WASHINGTON, DC – For the third year, President Donald Trump failed to properly condemn as ‘genocide’ the Ottoman Turkish government’s annihilation of millions of Armenians, Greeks, Assyrians, Chaldeans and other Christians in his annual April 24th commemorative statement.
“This is a cut-and-paste policy set in Ankara by Turkish dictators and enforced in Washington by American presidents,” said Armenian National Committee of America (ANCA) Executive Director Aram Suren Hamparian, whose complete response is provided below:
“President Trump has once again granted Turkish President Erdogan – an authoritarian and increasingly anti-American dictator – a veto over honest U.S. remembrance of Turkey’s WWI-era genocide of millions of Armenians and other Christians. This is a cut-and-paste policy, set in Ankara by Turkish dictators and enforced in Washington by American presidents.
-Having promised an America First presidency, he has pursued a Turkey First policy on the Armenian Genocide.
-Having pledged to protest the persecution of Christians, he has enforced a foreign gag-rule against honest remembrance of a century-old crime.
-Having vowed to restore U.S. leadership, he has, instead, outsourced American moral standing to a foreign dictatorship.
We look now to the U.S. Congress to provide the leadership that the White House has failed to deliver.”
The Armenian Genocide was the centrally planned and systematically executed slaughter of the Armenian people, carried out by the Ottoman Turkish Government from 1915-1923. The Greek and Assyrian / Chaldean / Syriac communities suffered the same fate, with over 2.5 million Christians killed in that time period. April 24th is the international day of commemoration of the Armenian Genocide.
The United States embarked on an unprecedented international humanitarian campaign, mandated by Congress in 1916 through the establishment of Near East Relief, saving over 130,000 orphans and some 1 million survivors of the Armenian Genocide by providing assistance valued at over $2.5 billion in current dollars.

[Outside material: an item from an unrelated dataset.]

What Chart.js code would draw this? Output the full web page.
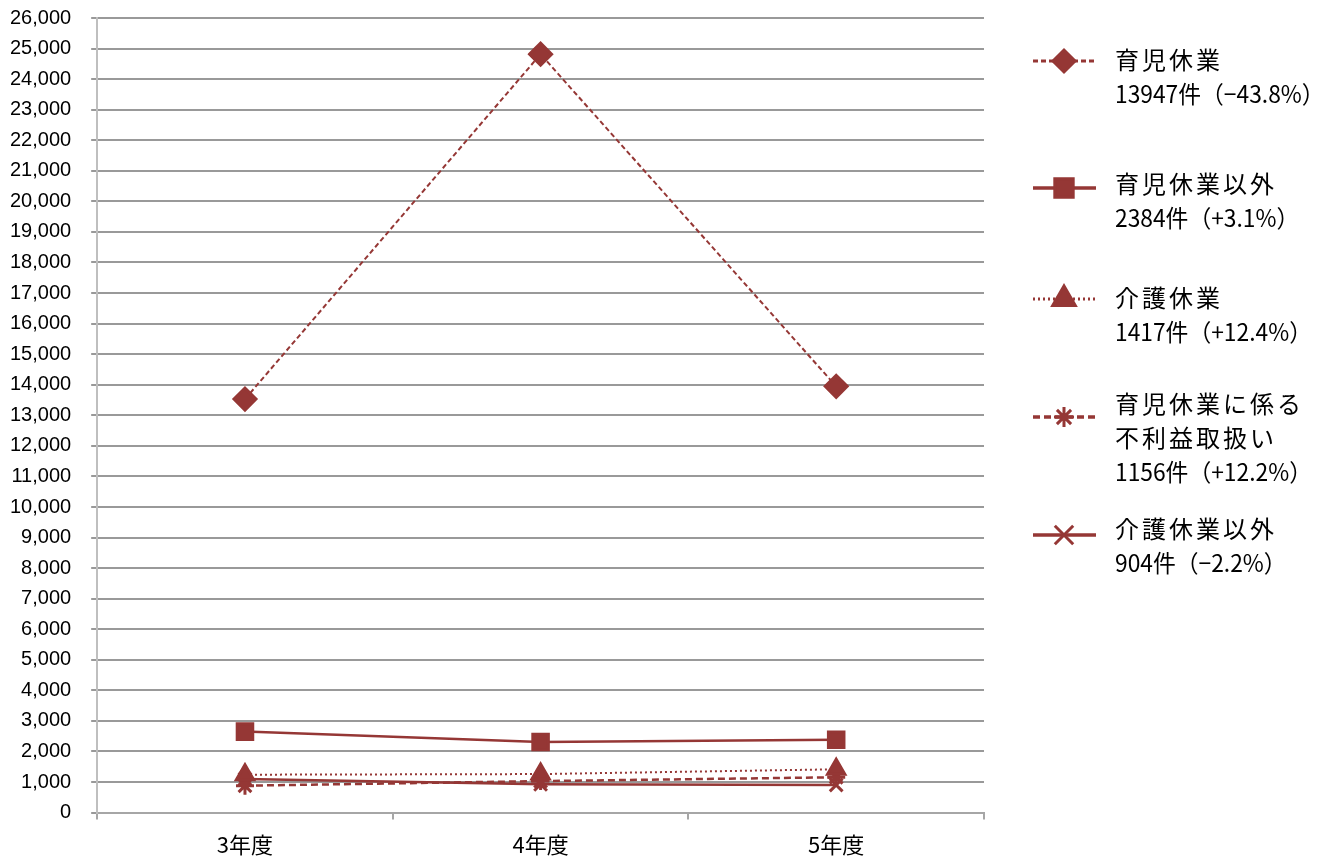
<!DOCTYPE html>
<html>
<head>
<meta charset="utf-8">
<script src="https://cdn.jsdelivr.net/npm/chart.js@4/dist/chart.umd.min.js"></script>
<style>
  html, body { margin: 0; padding: 0; background: #fff; }
  #wrap { width: 1325px; height: 860px; position: relative; }
</style>
</head>
<body>
<div id="wrap"><canvas id="myChart"></canvas></div>
<script>
  // data
  var years = ["3年度", "4年度", "5年度"];
  var ikuji = [13530, 24817, 13947];        // 育児休業
  var ikujiIgai = [2650, 2312, 2384];       // 育児休業以外
  var kaigo = [1240, 1261, 1417];           // 介護休業
  var furieki = [880, 1030, 1156];          // 育児休業に係る不利益取扱い
  var kaigoIgai = [1100, 924, 904];         // 介護休業以外

  var legendNames = [["育児休業"], ["育児休業以外"], ["介護休業"], ["育児休業に係る", "不利益取扱い"], ["介護休業以外"]];
  var legendCounts = ["13947件（−43.8%）", "2384件（+3.1%）", "1417件（+12.4%）", "1156件（+12.2%）", "904件（−2.2%）"];

  var red = "#953735";

  // side legend, drawn on the canvas
  var sideLegend = {
    id: "sideLegend",
    afterDraw: chart => {
      var ctx = chart.ctx;
      var textY = [60, 184, 298, 404, 529];
      var markY = [61, 188, 299, 417, 535];
      var markR = [11, 13, 13, 10, 13];
      var lineH = 34;
      chart.data.datasets.forEach((ds, i) => {
        var my = markY[i];
        ctx.save();
        ctx.strokeStyle = ds.borderColor;
        ctx.lineWidth = ds.borderWidth + 1;
        ctx.setLineDash(ds.borderDash || []);
        ctx.beginPath();
        ctx.moveTo(1033, my);
        ctx.lineTo(1096, my);
        ctx.stroke();
        ctx.setLineDash([]);
        ctx.fillStyle = red;
        ctx.strokeStyle = red;
        ctx.lineWidth = 3;
        Chart.helpers.drawPoint(ctx, { pointStyle: ds.pointStyle, radius: markR[i], borderWidth: 3, rotation: 0 }, 1064, my);
        ctx.restore();

        ctx.save();
        ctx.fillStyle = "#000";
        ctx.textBaseline = "middle";
        var y = textY[i];
        legendNames[i].forEach(t => {
          ctx.font = "24px 'Noto Sans CJK JP'";
          ctx.letterSpacing = "3px";
          ctx.fillText(t, 1115, y);
          y += lineH;
        });
        // count line is narrower in the reference
        ctx.font = "24px 'Noto Sans CJK JP'";
        ctx.letterSpacing = "0px";
        var w = ctx.measureText(legendCounts[i]).width;
        ctx.fillText(legendCounts[i], 1115, y, w * 0.95);
        ctx.restore();
      });
    }
  };

  var mkSet = (label, data, style, radius, dash, width) => ({
    label: label,
    data: data,
    borderColor: red,
    backgroundColor: red,
    borderWidth: width,
    borderDash: dash,
    pointStyle: style,
    pointRadius: radius,
    pointHoverRadius: radius,
    pointBorderWidth: 3,
    pointBackgroundColor: red,
    pointBorderColor: red,
    tension: 0
  });

  new Chart("myChart", {
    type: "line",
    data: {
      labels: years,
      datasets: [
        mkSet("育児休業", ikuji, "rectRot", 11, [5, 3], 2),
        mkSet("育児休業以外", ikujiIgai, "rect", 11, [], 2.5),
        mkSet("介護休業", kaigo, "triangle", 10, [2, 3], 2),
        mkSet("育児休業に係る不利益取扱い", furieki, "star", 9, [7, 4], 2.5),
        mkSet("介護休業以外", kaigoIgai, "crossRot", 9, [], 2.5)
      ]
    },
    options: {
      responsive: true,
      maintainAspectRatio: false,
      animation: false,
      layout: { padding: { left: -10, right: 341, top: 8, bottom: -10 } },
      plugins: {
        legend: { display: false },
        tooltip: { enabled: false }
      },
      scales: {
        x: {
          offset: true,
          grid: { offset: true, drawOnChartArea: false, drawTicks: true, tickLength: 7, color: "#a6a6a6", lineWidth: 2 },
          border: { color: "#a6a6a6", width: 2 },
          ticks: { color: "#000", font: { family: "'Noto Sans CJK JP'", size: 22 }, padding: 12 }
        },
        y: {
          min: 0,
          max: 26000,
          // wide gap between labels and axis, without pushing the top down
          afterFit: s => { s.paddingTop = Math.max(s.paddingTop - 14, 0); },
          ticks: {
            stepSize: 1000,
            color: "#000",
            font: { family: "'Liberation Sans'", size: 20 },
            padding: 20,
            callback: v => v.toLocaleString("en-US")
          },
          grid: { color: "#999", lineWidth: 2, tickLength: 6 },
          border: { color: "#bfbfbf", width: 2 }
        }
      }
    },
    plugins: [sideLegend]
  });
</script>
</body>
</html>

The U.S. first recognized the Armenian Genocide in 1951 through a filing which was included in the International Court of Justice (ICJ) Report titled: “Reservations to the Convention on the Prevention and Punishment of the Crime of Genocide.” The specific reference to the Armenian Genocide appears on page 25 of the ICJ Report: “The Genocide Convention resulted from the inhuman and barbarous practices which prevailed in certain countries prior to and during World War II, when entire religious, racial and national minority groups were threatened with and subjected to deliberate extermination. The practice of genocide has occurred throughout human history. The Roman persecution of the Christians, the Turkish massacres of Armenians, the extermination of millions of Jews and Poles by the Nazis are outstanding examples of the crime of genocide.”

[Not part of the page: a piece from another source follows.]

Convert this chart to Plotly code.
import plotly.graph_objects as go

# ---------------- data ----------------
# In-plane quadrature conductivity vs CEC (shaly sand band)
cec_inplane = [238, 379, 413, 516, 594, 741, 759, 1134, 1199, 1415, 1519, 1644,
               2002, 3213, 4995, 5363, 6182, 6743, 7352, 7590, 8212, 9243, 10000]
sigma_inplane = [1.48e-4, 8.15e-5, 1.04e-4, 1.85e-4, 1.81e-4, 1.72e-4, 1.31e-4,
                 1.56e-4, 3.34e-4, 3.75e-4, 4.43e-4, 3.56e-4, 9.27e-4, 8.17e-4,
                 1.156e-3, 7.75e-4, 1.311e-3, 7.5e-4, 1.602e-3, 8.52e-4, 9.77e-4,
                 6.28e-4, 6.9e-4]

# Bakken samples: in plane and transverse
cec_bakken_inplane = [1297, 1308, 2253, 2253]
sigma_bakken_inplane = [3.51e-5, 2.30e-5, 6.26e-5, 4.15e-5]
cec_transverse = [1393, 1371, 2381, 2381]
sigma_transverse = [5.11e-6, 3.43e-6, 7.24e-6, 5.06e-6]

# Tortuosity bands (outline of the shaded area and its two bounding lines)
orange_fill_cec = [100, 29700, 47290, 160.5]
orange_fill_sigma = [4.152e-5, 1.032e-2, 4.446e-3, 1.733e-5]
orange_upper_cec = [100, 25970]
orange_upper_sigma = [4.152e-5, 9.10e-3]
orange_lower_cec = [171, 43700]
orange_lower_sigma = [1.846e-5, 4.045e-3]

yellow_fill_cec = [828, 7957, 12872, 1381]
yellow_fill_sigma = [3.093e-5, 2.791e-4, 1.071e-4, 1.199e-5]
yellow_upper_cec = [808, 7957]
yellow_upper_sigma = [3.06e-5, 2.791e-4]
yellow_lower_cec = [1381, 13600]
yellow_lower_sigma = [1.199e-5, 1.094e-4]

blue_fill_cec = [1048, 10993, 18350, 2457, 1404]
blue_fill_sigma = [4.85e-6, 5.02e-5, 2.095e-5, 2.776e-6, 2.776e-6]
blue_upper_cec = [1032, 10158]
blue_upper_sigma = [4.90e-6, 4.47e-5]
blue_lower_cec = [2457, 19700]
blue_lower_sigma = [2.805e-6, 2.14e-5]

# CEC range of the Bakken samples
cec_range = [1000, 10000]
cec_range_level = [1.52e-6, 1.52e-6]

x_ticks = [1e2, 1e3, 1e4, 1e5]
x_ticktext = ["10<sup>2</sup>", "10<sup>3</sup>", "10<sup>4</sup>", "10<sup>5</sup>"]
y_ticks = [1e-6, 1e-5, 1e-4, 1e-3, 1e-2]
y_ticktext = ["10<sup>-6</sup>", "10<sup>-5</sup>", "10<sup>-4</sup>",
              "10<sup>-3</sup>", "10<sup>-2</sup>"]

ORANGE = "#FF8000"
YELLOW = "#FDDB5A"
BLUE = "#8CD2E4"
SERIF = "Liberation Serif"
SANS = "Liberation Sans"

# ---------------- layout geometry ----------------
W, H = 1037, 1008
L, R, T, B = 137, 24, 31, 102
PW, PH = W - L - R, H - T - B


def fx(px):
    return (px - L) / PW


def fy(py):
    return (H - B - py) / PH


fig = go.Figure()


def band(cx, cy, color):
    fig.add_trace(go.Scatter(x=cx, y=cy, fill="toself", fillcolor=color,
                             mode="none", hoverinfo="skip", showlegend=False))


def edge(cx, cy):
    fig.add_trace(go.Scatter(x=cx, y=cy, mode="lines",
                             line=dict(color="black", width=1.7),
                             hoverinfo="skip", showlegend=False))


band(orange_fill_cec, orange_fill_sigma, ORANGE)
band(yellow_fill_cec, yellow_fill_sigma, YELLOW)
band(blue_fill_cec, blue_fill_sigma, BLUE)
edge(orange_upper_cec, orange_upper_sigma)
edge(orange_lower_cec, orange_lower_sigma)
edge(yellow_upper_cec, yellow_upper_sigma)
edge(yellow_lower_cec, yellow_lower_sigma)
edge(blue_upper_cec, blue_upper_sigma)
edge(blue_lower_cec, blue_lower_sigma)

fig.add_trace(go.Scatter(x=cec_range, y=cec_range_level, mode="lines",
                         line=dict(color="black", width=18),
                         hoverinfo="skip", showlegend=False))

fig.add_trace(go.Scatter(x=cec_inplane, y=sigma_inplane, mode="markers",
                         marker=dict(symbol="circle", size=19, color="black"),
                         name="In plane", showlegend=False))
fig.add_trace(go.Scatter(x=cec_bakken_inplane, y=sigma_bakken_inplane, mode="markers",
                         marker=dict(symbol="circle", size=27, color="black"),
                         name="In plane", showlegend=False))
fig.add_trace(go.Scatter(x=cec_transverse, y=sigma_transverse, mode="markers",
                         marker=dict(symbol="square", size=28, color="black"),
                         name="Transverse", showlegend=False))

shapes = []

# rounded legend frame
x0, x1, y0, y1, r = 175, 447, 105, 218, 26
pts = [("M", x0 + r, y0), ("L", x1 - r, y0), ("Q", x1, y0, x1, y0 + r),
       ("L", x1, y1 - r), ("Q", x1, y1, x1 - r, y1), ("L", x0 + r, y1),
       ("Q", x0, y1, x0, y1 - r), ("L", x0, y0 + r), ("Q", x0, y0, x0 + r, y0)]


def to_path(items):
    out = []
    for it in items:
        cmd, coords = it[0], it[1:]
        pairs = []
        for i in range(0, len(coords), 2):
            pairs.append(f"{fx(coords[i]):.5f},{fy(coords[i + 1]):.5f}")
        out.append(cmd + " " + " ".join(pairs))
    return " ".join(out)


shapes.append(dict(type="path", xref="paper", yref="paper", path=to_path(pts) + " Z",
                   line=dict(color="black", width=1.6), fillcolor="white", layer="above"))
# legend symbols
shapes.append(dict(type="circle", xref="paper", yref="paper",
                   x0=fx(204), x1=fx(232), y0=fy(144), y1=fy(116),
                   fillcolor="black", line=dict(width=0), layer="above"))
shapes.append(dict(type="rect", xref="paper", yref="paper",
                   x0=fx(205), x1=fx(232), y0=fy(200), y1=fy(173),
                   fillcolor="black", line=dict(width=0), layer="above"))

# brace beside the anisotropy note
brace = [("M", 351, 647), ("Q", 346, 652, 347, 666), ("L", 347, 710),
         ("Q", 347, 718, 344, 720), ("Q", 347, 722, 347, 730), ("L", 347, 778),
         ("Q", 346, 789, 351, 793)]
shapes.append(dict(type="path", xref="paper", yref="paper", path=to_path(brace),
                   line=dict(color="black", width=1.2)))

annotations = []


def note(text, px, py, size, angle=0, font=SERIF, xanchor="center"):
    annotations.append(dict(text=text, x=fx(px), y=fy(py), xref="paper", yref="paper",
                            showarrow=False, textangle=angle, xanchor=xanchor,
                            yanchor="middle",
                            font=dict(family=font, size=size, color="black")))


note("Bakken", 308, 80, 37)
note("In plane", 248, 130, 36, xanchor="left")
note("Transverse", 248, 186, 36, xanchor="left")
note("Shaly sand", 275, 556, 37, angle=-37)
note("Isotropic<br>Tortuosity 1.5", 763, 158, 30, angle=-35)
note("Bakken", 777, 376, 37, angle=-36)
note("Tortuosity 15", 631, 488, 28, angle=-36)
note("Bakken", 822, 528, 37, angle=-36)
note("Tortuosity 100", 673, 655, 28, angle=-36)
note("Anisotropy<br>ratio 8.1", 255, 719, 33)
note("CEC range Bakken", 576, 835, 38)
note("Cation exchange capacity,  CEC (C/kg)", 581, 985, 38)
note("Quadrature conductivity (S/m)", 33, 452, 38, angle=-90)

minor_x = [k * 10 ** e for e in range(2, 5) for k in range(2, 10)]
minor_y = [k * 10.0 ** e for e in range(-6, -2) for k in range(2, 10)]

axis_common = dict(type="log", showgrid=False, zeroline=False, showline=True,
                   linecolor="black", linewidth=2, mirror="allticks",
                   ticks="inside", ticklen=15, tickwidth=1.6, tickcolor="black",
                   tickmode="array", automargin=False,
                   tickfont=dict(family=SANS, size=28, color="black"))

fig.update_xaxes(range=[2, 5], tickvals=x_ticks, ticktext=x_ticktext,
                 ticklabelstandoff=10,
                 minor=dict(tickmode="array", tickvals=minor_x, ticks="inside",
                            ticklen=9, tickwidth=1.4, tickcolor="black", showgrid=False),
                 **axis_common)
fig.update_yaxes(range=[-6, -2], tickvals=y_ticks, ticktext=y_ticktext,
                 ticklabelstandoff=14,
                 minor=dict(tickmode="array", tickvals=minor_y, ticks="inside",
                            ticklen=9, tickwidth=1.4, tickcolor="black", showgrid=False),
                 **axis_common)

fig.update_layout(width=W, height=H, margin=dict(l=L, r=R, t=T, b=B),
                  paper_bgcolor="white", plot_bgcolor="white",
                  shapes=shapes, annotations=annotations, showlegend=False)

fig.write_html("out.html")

President Ronald Reagan reaffirmed the Armenian Genocide in 1981. The U.S. House of Representatives adopted legislation on the Armenian Genocide in 1975, 1984 and 1996. Forty-nine U.S. states have recognized the Armenian Genocide through resolution or proclamation.

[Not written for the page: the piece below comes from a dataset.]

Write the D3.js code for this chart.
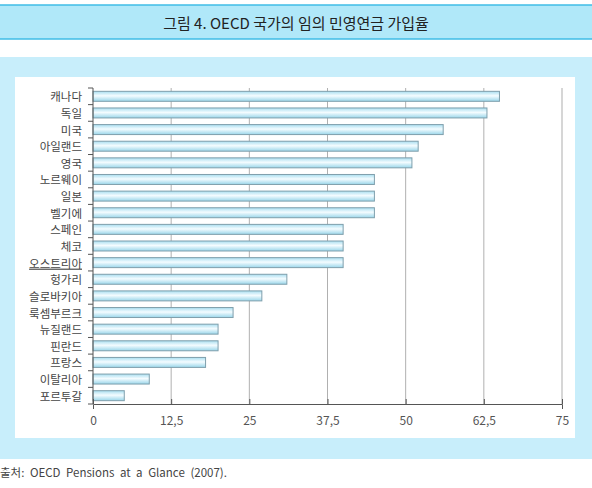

Earlier this month, Representatives Adam Schiff (D-CA) and Gus Bilirakis (R-FL) spearheaded Armenian Genocide legislation (H.Res.296) calling for the proper remembrance of the crime, ending US complicity in its denial and urging public education in an effort to prevent future genocides. The legislation currently has 89 cosponsors. A similar resolution in the Senate (S.Res.150) spearheaded by Senators Robert Menendez (D-NJ) and Ted Cruz (R-TX) has 16 cosponsors.
April 24, 2019
Today, we commemorate the Meds Yeghern and honor the memory of those who suffered in one of the worst mass atrocities of the 20th century. Beginning in 1915, one and a half million Armenians were deported, massacred, or marched to their deaths in the final years of the Ottoman Empire. On this day of remembrance, we again join the Armenian community in America and around the world in mourning the many lives lost.
On this day, we also honor and recognize the work of those who tried to end the violence, as well as those who sought to ensure atrocities like this would not be repeated, like human rights activist and lawyer Raphael Lemkin. We recall the contributions of generous Americans who helped save lives and rebuild Armenian communities. As we honor the memory of those who suffered, we also draw inspiration from the courage and resiliency of the Armenian people who, in the face of tremendous adversity, built vibrant communities around the world, including in the United States.
We pledge to learn from past tragedies so as to not to repeat them. We welcome the efforts of Armenians and Turks to acknowledge and reckon with their painful history. And we stand with the Armenian people in recalling the lives lost during the Meds Yeghern and reaffirm our commitment to a more peaceful world.